-- Start --

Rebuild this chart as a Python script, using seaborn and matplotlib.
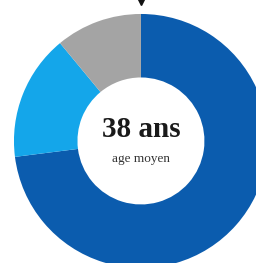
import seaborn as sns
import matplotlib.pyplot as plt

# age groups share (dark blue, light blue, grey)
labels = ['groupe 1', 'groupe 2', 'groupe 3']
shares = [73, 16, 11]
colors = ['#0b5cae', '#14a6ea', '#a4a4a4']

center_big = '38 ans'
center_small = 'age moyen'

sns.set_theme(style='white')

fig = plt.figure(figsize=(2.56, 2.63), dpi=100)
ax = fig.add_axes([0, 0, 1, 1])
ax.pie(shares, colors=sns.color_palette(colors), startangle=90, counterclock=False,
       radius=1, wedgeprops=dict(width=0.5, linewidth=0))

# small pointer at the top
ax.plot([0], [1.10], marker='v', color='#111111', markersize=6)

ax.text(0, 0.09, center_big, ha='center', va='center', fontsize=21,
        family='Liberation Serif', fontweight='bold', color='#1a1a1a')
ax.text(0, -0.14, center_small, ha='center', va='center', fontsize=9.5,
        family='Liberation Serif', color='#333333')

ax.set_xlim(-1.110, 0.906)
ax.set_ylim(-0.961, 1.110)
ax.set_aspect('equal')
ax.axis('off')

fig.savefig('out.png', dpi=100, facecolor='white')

-- End --

▸ EXERCISE DETAILS
Without the pictures, retype the whole of the material above exactly.

▸ TASK SOLUTION
Rebuild this chart as a Python script, using seaborn and matplotlib.
import seaborn as sns
import matplotlib.pyplot as plt

# age groups share (dark blue, light blue, grey)
labels = ['groupe 1', 'groupe 2', 'groupe 3']
shares = [73, 16, 11]
colors = ['#0b5cae', '#14a6ea', '#a4a4a4']

center_big = '38 ans'
center_small = 'age moyen'

sns.set_theme(style='white')

fig = plt.figure(figsize=(2.56, 2.63), dpi=100)
ax = fig.add_axes([0, 0, 1, 1])
ax.pie(shares, colors=sns.color_palette(colors), startangle=90, counterclock=False,
       radius=1, wedgeprops=dict(width=0.5, linewidth=0))

# small pointer at the top
ax.plot([0], [1.10], marker='v', color='#111111', markersize=6)

ax.text(0, 0.09, center_big, ha='center', va='center', fontsize=21,
        family='Liberation Serif', fontweight='bold', color='#1a1a1a')
ax.text(0, -0.14, center_small, ha='center', va='center', fontsize=9.5,
        family='Liberation Serif', color='#333333')

ax.set_xlim(-1.110, 0.906)
ax.set_ylim(-0.961, 1.110)
ax.set_aspect('equal')
ax.axis('off')

fig.savefig('out.png', dpi=100, facecolor='white')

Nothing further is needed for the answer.